Изменить размер шрифта - +
Я повторил эти слова вслух и встал с постели. Я стоял посреди комнаты широко раскрыв глаза. Я был разбужен – но разбужен для того только, чтобы оказаться во власти новой, более длительной грезы.

Я спустился в комнату, где сидела мать. Должно быть, вид у меня был дикий; она встала и пошла мне навстречу. Кажется, она спросила, что случилось, но я словно онемел. Словно эта прекрасная строка смахнула с моих губ все олова – подобно тому, как молоко, которое смахнули с губ Гермеса, разлилось по небу и стало скоплением звезд. Ибо я понял, что хочу стать поэтом, и судьба моя с той поры начертана звездными буквами на небесах.

Во мне поднялось томление, которого ничто не могло унять. Окружающие вызывали во мне неудовлетворенность и раздражение. Уже в то время я чувствовал в себе нечто такое, что должно было поставить меня выше их всех, и во мне вскипал безотчетный мальчишеский бунт против дублинских писателей и художников, которых принимала у себя моя мать.

К ней я обращался в поисках успокоения. Вечерами она часто приходила ко мне в спальню и ложилась рядом со мной в постель, и это доставляло мне странную радость, которая томит меня до сих пор. Иной раз она засыпала, и тогда я придвигался к ней ближе и обнимал ее. Я слышал ее дыхание и старался дышать с нею в такт, пока сам не засыпал. Просыпался я всегда один, но дни наши были полны беззаботной дружеской близости.

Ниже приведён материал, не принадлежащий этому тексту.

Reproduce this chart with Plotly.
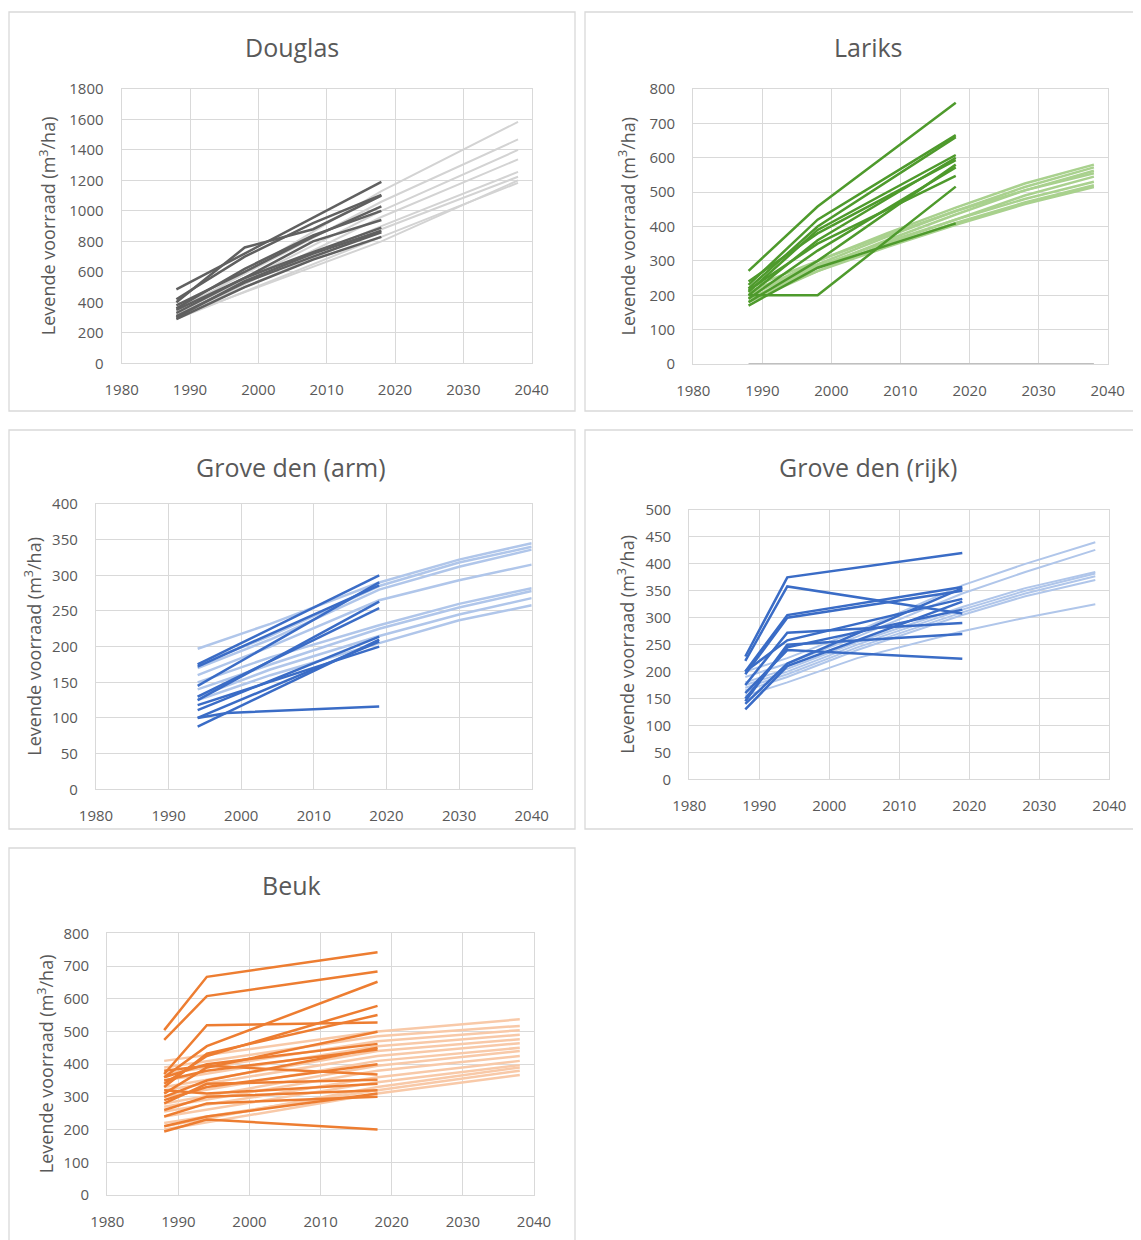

Мы были сообщниками в жизни, которая для нас превращалась в игру. Вдвоем мы чинно гуляли по Меррион-сквер, и мать шепотом делала ехидные замечания о тех, с кем мы встречались и раскланивались. «Порочна, – сообщала она о какой-нибудь безобидной на вид пожилой даме. – Порочна до мозга костей». «Оскар, взгляни на эту шляпу, – и указывает на мужчину, идущего подругой стороне улицы. – Настоящее концертино. Пойду попрошу его на ней сыграть».

Мой брат Вилли чувствовал, какие узы связывают меня с матерью, и, как мне теперь кажется, недолюбливал за это нас обоих. Обычно он просто не обращал на меня внимания, но, будучи старше и сильнее, он мог, взъярившись, поколотить меня, довести до слез. В раннем возрасте, ощущая свое превосходство, он чаще всего держался покровительственно; но когда я начал делать первые успехи, его заносчивость переросла в зависть и даже злобу. Ничего удивительного, что, приехав в Лондон, он сделался журналистом. Открою один секрет: я подозреваю, что он, как и я, тяготел к греческой любви, но по слабости характера не решился дать этому влечению волю. Потому-то он так радовался моему несчастью.

Ведь именно он пять лет назад закрыл перед посетителями дверь лондонского дома моей матери, у которой я нашел пристанище в промежутке между процессами: он не хотел позволить друзьям утешить меня. Когда мать уходила в свою комнату, он, по своему обыкновению, грубо напивался и принимался задавать мне возмутительные вопросы личного характера – получались настоящие сцены из Ибсена. Но его уже нет в живых, и если о нетленности его души еще можно спорить, нетленность тела ему обеспечена: проспиртовано оно на славу.

У Вилли была еще одна причина для неприязни ко мне – моя любовь к нашей младшей сестре Изоле. Она умерла, когда мне было двенадцать. Мы часто играли вместе. Я изображал перед ней мать, вытягивая шею и вращая глазами. Я рассказывал ей истории, вся прелесть которых заключалась для меня в том, что она верила каждому моему слову. Когда она умерла, я испытал такое страшное горе, что удивился самому себе. Она была единственным человеком в моей семье, любовь к которому не стала для меня источником стыда или смущения. С ее смертью любовь во мне тоже умерла: горе сотрясает человека, как лихорадка, и оно же приводит его в оцепенение. Я помню, как мать повела меня в ее спальню попрощаться с ней. Об ощущении полного отчаяния говорят, что его потом невозможно вспомнить, – вот и я не в силах описать свое тогдашнее состояние.